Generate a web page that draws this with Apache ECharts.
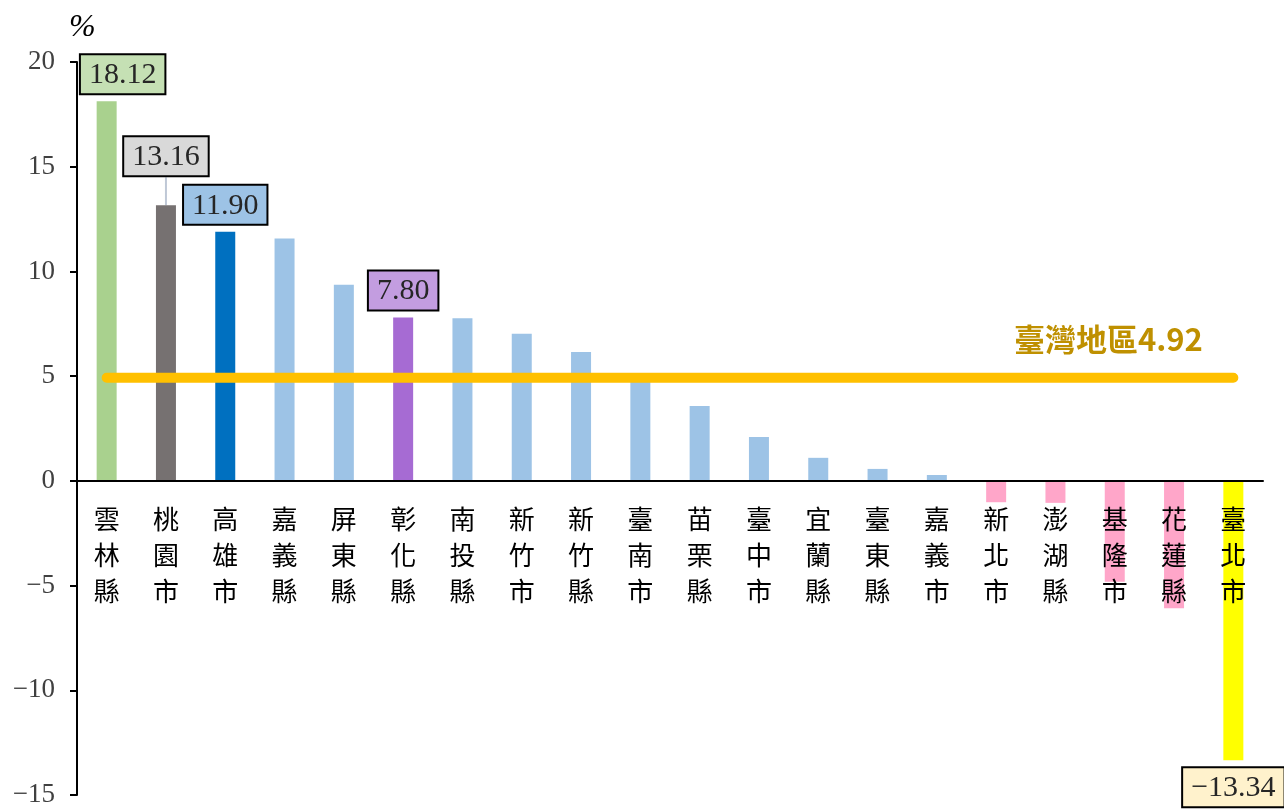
<!DOCTYPE html>
<html><head><meta charset="utf-8">
<script src="https://cdn.jsdelivr.net/npm/echarts@6/dist/echarts.min.js"></script>
<style>html,body{margin:0;padding:0;background:#fff}#c{width:1284px;height:810px}</style>
</head><body><div id="c"></div>
<script>
const categories = ['雲林縣','桃園市','高雄市','嘉義縣','屏東縣','彰化縣','南投縣','新竹市','新竹縣','臺南市','苗栗縣','臺中市','宜蘭縣','臺東縣','嘉義市','新北市','澎湖縣','基隆市','花蓮縣','臺北市'];
const values = [18.12,13.16,11.90,11.57,9.36,7.80,7.76,7.02,6.15,4.85,3.58,2.10,1.10,0.57,0.28,-1.02,-1.05,-4.82,-6.08,-13.34];
const taiwanAvg = 4.92;
const avgLabel = '臺灣地區';
const yMin = -15, yMax = 20, yStep = 5;

const colors = {
  '雲林縣':'#A9D18E','桃園市':'#767171','高雄市':'#0070C0','彰化縣':'#A66BD3','臺北市':'#FFFF00'
};
const labelBg = {'雲林縣':'#C5E0B4','桃園市':'#D9D9D9','高雄市':'#9DC3E6','彰化縣':'#C39DE0','臺北市':'#FFF2CC'};
const labelMove = {'雲林縣':{dx:16},'桃園市':{dy:-22}};
const leaderCat = '桃園市';

const numFont = '"Liberation Serif", "DejaVu Serif", serif';
const cjkFont = '"Noto Sans CJK TC", "Noto Sans", sans-serif';

const W = 1284, H = 810;
const grid = {left:77,right:21,top:62,bottom:15};
const gridH = H - grid.top - grid.bottom;
const zeroOffset = -(0 - yMin)/(yMax - yMin)*gridH;

const barData = values.map((v,i)=>{
  const c = categories[i];
  const col = colors[c] || (v < 0 ? '#FFA6C9' : '#9DC3E6');
  const item = {value:v, itemStyle:{color:col}};
  if (labelBg[c]) {
    item.label = {
      show:true,
      position: v<0 ? 'bottom' : 'top',
      distance: 8,
      formatter: v.toFixed(2).replace('-','\u2212'),
      fontFamily: numFont, fontSize: 30, color:'#262626',
      backgroundColor: labelBg[c], borderColor:'#000', borderWidth:2,
      padding:[5,8,3,8]
    };
    if (c === leaderCat) {
      item.labelLine = {show:true, lineStyle:{color:'#BFC8D6', width:2}};
    }
  }
  return item;
});

const lineData = categories.map((c,i)=>{
  const d = {value: taiwanAvg};
  if (i === categories.length-1) {
    d.label = {show:true, position:'top', offset:[-125,-18],
      formatter: avgLabel + taiwanAvg.toFixed(2),
      fontFamily: cjkFont, fontSize: 31, fontWeight:'bold', color:'#BF9000'};
  }
  return d;
});

const chart = echarts.init(document.getElementById('c'));
chart.setOption({
  animation:false,
  grid:Object.assign({containLabel:false, outerBoundsMode:'none'}, grid),
  xAxis:{type:'category',data:categories,position:'bottom',offset:zeroOffset,z:5,
    axisLine:{onZero:false,lineStyle:{color:'#000',width:2}},
    axisTick:{show:false},
    axisLabel:{interval:0,margin:20,fontFamily:cjkFont,fontSize:26,lineHeight:36,color:'#000',
      formatter:s=>s.split('').join('\n'),verticalAlign:'top'}
  },
  yAxis:{type:'value',min:yMin,max:yMax,interval:yStep,
    name:'%',nameLocation:'end',nameGap:18,
    nameTextStyle:{fontFamily:numFont,fontSize:32,fontStyle:'italic',color:'#000',align:'left',padding:[0,0,0,-8]},
    axisLine:{show:true,lineStyle:{color:'#000',width:2}},
    axisTick:{show:true,length:7,lineStyle:{color:'#000',width:2}},
    splitLine:{show:false},
    axisLabel:{fontFamily:numFont,fontSize:27,color:'#404040',margin:22,
      formatter:v=>String(v).replace('-','\u2212')}
  },
  series:[
    {type:'bar',data:barData,barWidth:20,z:2,
      labelLayout:p=>labelMove[categories[p.dataIndex]]||{},
      labelLine:{show:false}},
    {type:'line',data:lineData,symbol:'circle',symbolSize:1,itemStyle:{color:'rgba(0,0,0,0)'},
      lineStyle:{color:'#FFC000',width:10,cap:'round'},z:3,silent:true}
  ]
});
</script></body></html>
-----
What to do ▸ Reproduce the material word for word. Any pictures should be left out of the copy.

Task solution ▸
Generate a web page that draws this with Apache ECharts.
<!DOCTYPE html>
<html><head><meta charset="utf-8">
<script src="https://cdn.jsdelivr.net/npm/echarts@6/dist/echarts.min.js"></script>
<style>html,body{margin:0;padding:0;background:#fff}#c{width:1284px;height:810px}</style>
</head><body><div id="c"></div>
<script>
const categories = ['雲林縣','桃園市','高雄市','嘉義縣','屏東縣','彰化縣','南投縣','新竹市','新竹縣','臺南市','苗栗縣','臺中市','宜蘭縣','臺東縣','嘉義市','新北市','澎湖縣','基隆市','花蓮縣','臺北市'];
const values = [18.12,13.16,11.90,11.57,9.36,7.80,7.76,7.02,6.15,4.85,3.58,2.10,1.10,0.57,0.28,-1.02,-1.05,-4.82,-6.08,-13.34];
const taiwanAvg = 4.92;
const avgLabel = '臺灣地區';
const yMin = -15, yMax = 20, yStep = 5;

const colors = {
  '雲林縣':'#A9D18E','桃園市':'#767171','高雄市':'#0070C0','彰化縣':'#A66BD3','臺北市':'#FFFF00'
};
const labelBg = {'雲林縣':'#C5E0B4','桃園市':'#D9D9D9','高雄市':'#9DC3E6','彰化縣':'#C39DE0','臺北市':'#FFF2CC'};
const labelMove = {'雲林縣':{dx:16},'桃園市':{dy:-22}};
const leaderCat = '桃園市';

const numFont = '"Liberation Serif", "DejaVu Serif", serif';
const cjkFont = '"Noto Sans CJK TC", "Noto Sans", sans-serif';

const W = 1284, H = 810;
const grid = {left:77,right:21,top:62,bottom:15};
const gridH = H - grid.top - grid.bottom;
const zeroOffset = -(0 - yMin)/(yMax - yMin)*gridH;

const barData = values.map((v,i)=>{
  const c = categories[i];
  const col = colors[c] || (v < 0 ? '#FFA6C9' : '#9DC3E6');
  const item = {value:v, itemStyle:{color:col}};
  if (labelBg[c]) {
    item.label = {
      show:true,
      position: v<0 ? 'bottom' : 'top',
      distance: 8,
      formatter: v.toFixed(2).replace('-','\u2212'),
      fontFamily: numFont, fontSize: 30, color:'#262626',
      backgroundColor: labelBg[c], borderColor:'#000', borderWidth:2,
      padding:[5,8,3,8]
    };
    if (c === leaderCat) {
      item.labelLine = {show:true, lineStyle:{color:'#BFC8D6', width:2}};
    }
  }
  return item;
});

const lineData = categories.map((c,i)=>{
  const d = {value: taiwanAvg};
  if (i === categories.length-1) {
    d.label = {show:true, position:'top', offset:[-125,-18],
      formatter: avgLabel + taiwanAvg.toFixed(2),
      fontFamily: cjkFont, fontSize: 31, fontWeight:'bold', color:'#BF9000'};
  }
  return d;
});

const chart = echarts.init(document.getElementById('c'));
chart.setOption({
  animation:false,
  grid:Object.assign({containLabel:false, outerBoundsMode:'none'}, grid),
  xAxis:{type:'category',data:categories,position:'bottom',offset:zeroOffset,z:5,
    axisLine:{onZero:false,lineStyle:{color:'#000',width:2}},
    axisTick:{show:false},
    axisLabel:{interval:0,margin:20,fontFamily:cjkFont,fontSize:26,lineHeight:36,color:'#000',
      formatter:s=>s.split('').join('\n'),verticalAlign:'top'}
  },
  yAxis:{type:'value',min:yMin,max:yMax,interval:yStep,
    name:'%',nameLocation:'end',nameGap:18,
    nameTextStyle:{fontFamily:numFont,fontSize:32,fontStyle:'italic',color:'#000',align:'left',padding:[0,0,0,-8]},
    axisLine:{show:true,lineStyle:{color:'#000',width:2}},
    axisTick:{show:true,length:7,lineStyle:{color:'#000',width:2}},
    splitLine:{show:false},
    axisLabel:{fontFamily:numFont,fontSize:27,color:'#404040',margin:22,
      formatter:v=>String(v).replace('-','\u2212')}
  },
  series:[
    {type:'bar',data:barData,barWidth:20,z:2,
      labelLayout:p=>labelMove[categories[p.dataIndex]]||{},
      labelLine:{show:false}},
    {type:'line',data:lineData,symbol:'circle',symbolSize:1,itemStyle:{color:'rgba(0,0,0,0)'},
      lineStyle:{color:'#FFC000',width:10,cap:'round'},z:3,silent:true}
  ]
});
</script></body></html>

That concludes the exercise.